But did you know, you can actually claim some of the running costs and other vehicle expenses against your tax bill? This includes electric and hybrid vehicles. Let’s take a look.

I’m self-employed and need a vehicle for work. What are my options?

So, you’ve decided you need a work vehicle. Depending on a few factors (not least budget), there are several options, including:

  • Using your own vehicle in your business
  • Leasing a vehicle
  • Hiring a vehicle each time you need one
  • Owning a vehicle as a limited company

The rules around each of these can vary depending on your business structure, so we’ll go through them in more detail.

Personal use versus business use

This question comes up a lot, so we thought it would be worth explaining the terminology. Business use describes any journey you make in your vehicle which relates wholly and exclusively to your business.

You can only claim tax relief on expenses which relate to business use.

 
Some vehicles have ‘dual usage’ where you sometimes drive the car or van for personal journeys as well as for business reasons. You can only claim the part of your expenses which relate to the business, so you’ll need to separate these. Unfortunately, if you can’t distinguish between the business and private element, you won’t be able to claim any of the expense.

Commuting to your normal place of business does not count as a business expense.

 
For example, if you drive from your home to the office or workshop you normally operate from, it’s not classed as a journey which you can claim.

Claiming expenses if you use your own vehicle in your business

You can use your personal vehicle for business purposes and claim tax relief on the cost of doing so. There are two methods of working out your vehicle expenses under this method, although the structure of your business might restrict which option you can use.

Sole traders and individual partners in a business partnership can claim expenses with either method:

Claiming actual costs

Your ‘actual expenses’ are what it costs you personally each time you use your own vehicle for business purposes, such as paying for fuel, insurance, maintenance, and repairs. This method can be useful if your vehicle is particularly expensive to run, or if claiming a flat rate per mile would leave you out of pocket.

It does require a fair amount of extra admin though. You’ll need to log the details of every expense relating to your vehicle, such as invoices and receipts, as well as keeping a record of each business trip.

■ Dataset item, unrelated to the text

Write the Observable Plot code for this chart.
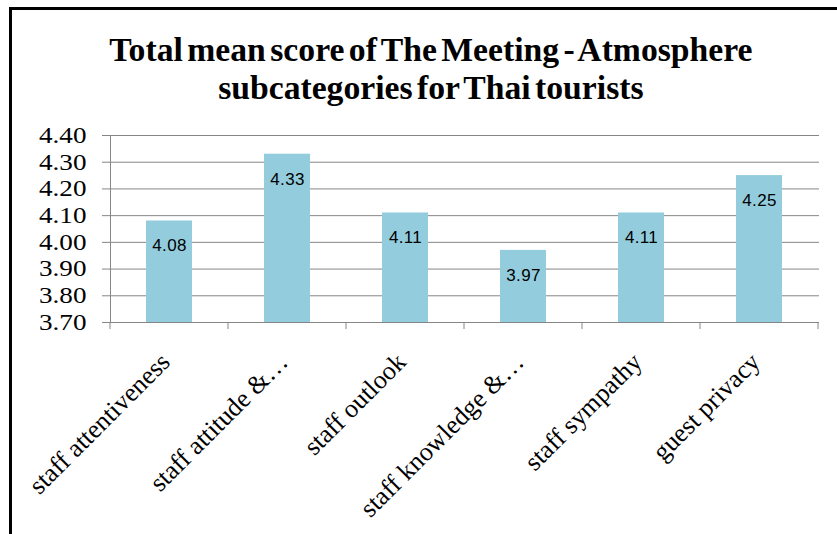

The amount you can claim is worked out based on the total amount of business miles you travel as a proportion of your total mileage. For example, if 40% of the miles you travel in a year relate to business, you can claim 40% of your total costs.

Can be claimed by
  • Limited companies
  • Sole traders
  • Partners in a partnership

Claiming flat rate expenses

The other option is to claim a flat rate for each business mile you travel using your vehicle. This method is easier to work out, although it’s useful to check if this covers the true cost – especially if it’s expensive to run! The rate you can claim per mile is shown in the table below.

Type of Vehicle Flat Rate
Cars and goods vehicles (up to 10,000 miles) 45p per mile
Cars and goods vehicles (after 10,000 miles) 25p per mile
Motorcycles 24p per mile
Can be claimed by
  • Sole traders
  • Partners in a partnership

It’s a bit different for limited companies because you can’t claim tax relief on a Company Tax Return using simplified expenses. If you use your own vehicle for a business trip, your company will reimburse your expenses, and then claim tax relief on this. The payment you receive from your company will be worked out using HMRC’s flat rate per each mile of travel.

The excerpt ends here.